Laryngeal nerve damage
Laryngeal nerve damage is injury to one or both of the nerves that are attached to the voice box.
Vocal cord paralysis
Injury to the laryngeal nerves is uncommon.
However, it may occur as a complication of neck or chest surgery (especially thyroid, lung, or heart surgery) or as a result of a breathing tube in the windpipe (endotracheal tube).
Laryngeal nerve damage may also occur from tumors in the neck or upper chest, such as thyroid or lung cancer.
The most common symptoms are hoarseness and difficulty speaking. Difficulty swallowing may also occur.
Injury to both the left and right laryngeal nerves is an urgent situation that can lead to difficulty breathing.
Exams and Tests
Laryngoscopy and bronchoscopy allow the doctor to see if the vocal cords move abnormally. Abnormal movement usually means a laryngeal nerve is injured.
An x-ray or CT scan of the chest may be done to detect any problems in the chest that might be responsible for the injury.

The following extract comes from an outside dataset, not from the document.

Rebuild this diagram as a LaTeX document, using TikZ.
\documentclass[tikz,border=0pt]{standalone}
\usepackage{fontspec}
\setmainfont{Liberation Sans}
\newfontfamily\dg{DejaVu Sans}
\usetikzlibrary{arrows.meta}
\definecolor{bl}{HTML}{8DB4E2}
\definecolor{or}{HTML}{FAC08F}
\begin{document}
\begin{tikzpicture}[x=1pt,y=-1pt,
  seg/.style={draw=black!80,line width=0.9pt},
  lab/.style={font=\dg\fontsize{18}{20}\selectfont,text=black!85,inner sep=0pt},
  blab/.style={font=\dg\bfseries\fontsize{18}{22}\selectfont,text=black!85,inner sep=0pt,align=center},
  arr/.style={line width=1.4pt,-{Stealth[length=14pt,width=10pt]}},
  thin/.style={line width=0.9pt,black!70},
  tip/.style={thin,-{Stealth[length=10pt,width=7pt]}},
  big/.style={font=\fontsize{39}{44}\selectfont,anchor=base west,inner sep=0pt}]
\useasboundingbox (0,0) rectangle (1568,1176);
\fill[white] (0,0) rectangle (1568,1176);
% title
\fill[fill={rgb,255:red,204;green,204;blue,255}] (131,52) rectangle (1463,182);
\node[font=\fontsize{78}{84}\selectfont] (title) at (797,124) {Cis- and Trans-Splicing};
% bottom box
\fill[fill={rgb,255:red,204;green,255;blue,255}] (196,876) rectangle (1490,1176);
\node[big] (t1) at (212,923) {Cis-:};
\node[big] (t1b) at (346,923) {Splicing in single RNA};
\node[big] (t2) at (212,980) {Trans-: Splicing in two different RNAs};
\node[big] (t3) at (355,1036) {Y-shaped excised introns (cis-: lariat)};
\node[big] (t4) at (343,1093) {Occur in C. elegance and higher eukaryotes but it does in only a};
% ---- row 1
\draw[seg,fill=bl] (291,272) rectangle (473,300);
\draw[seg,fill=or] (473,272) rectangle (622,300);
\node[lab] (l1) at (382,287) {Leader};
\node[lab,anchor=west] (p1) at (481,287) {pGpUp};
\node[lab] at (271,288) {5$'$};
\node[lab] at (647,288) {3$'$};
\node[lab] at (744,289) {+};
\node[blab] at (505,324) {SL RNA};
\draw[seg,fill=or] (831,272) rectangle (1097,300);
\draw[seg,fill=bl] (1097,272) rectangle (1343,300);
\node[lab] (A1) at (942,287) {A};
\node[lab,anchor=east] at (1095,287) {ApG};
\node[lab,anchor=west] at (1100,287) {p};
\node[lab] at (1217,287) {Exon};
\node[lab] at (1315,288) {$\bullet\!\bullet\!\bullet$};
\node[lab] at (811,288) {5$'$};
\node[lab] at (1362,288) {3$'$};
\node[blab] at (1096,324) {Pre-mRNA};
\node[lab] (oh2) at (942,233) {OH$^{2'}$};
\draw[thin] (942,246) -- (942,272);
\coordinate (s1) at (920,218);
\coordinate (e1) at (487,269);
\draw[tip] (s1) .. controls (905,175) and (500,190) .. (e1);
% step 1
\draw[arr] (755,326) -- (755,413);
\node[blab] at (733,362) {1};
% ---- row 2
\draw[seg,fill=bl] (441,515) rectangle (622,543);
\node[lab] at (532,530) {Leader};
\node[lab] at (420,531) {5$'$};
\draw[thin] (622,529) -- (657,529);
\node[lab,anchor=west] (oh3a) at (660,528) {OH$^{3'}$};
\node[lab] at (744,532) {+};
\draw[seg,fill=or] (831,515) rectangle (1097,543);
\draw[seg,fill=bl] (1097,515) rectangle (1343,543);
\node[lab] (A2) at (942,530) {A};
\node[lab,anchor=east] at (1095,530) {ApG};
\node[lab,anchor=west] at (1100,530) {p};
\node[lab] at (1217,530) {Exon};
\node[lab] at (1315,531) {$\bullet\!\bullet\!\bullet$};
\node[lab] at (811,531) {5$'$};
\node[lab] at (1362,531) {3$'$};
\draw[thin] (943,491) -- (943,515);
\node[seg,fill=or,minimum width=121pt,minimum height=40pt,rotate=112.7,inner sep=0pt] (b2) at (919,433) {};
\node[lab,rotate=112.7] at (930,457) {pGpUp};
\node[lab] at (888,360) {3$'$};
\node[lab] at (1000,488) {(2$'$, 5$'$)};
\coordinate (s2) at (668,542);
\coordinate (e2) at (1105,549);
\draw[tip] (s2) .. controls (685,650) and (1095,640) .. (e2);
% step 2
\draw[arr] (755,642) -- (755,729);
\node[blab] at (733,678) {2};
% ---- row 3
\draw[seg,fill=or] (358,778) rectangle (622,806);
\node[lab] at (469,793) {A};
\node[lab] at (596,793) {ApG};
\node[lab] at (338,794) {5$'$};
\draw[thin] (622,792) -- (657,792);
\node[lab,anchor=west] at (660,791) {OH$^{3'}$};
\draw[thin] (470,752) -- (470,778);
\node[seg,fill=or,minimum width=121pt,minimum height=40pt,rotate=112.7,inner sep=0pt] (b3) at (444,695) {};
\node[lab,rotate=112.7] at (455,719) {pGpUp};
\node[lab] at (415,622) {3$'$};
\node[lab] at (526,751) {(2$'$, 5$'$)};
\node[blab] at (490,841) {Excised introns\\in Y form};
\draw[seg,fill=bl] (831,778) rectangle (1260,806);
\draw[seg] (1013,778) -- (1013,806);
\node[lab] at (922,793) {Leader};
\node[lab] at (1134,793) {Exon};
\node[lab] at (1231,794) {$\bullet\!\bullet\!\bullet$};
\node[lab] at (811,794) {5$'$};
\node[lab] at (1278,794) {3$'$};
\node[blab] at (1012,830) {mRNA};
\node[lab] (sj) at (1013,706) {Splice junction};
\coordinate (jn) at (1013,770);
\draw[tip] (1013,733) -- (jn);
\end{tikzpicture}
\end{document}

Treatment depends on the cause of the injury. In some instances, no treatment may be needed and the nerve may recover on its own. Voice therapy is useful in some cases.
If surgery is needed, the goal is generally to change the position of the paralyzed vocal cord to improve the voice. This can be done with:
- Injections of collagen, Gelfoam, or some other substance
- Arytenoid adduction
If both left and right nerves are damaged, an immediate tracheotomy may be needed to allow breathing, followed by additional surgery at a later date.
The outlook depends on the cause of the injury. In some cases, the nerve rapidly returns to normal. However, sometimes the damage is permanent.
When to Contact a Medical Professional
Call your health care provider if you have unexplained hoarseness that persists for more than 3 weeks or if you have difficulty breathing.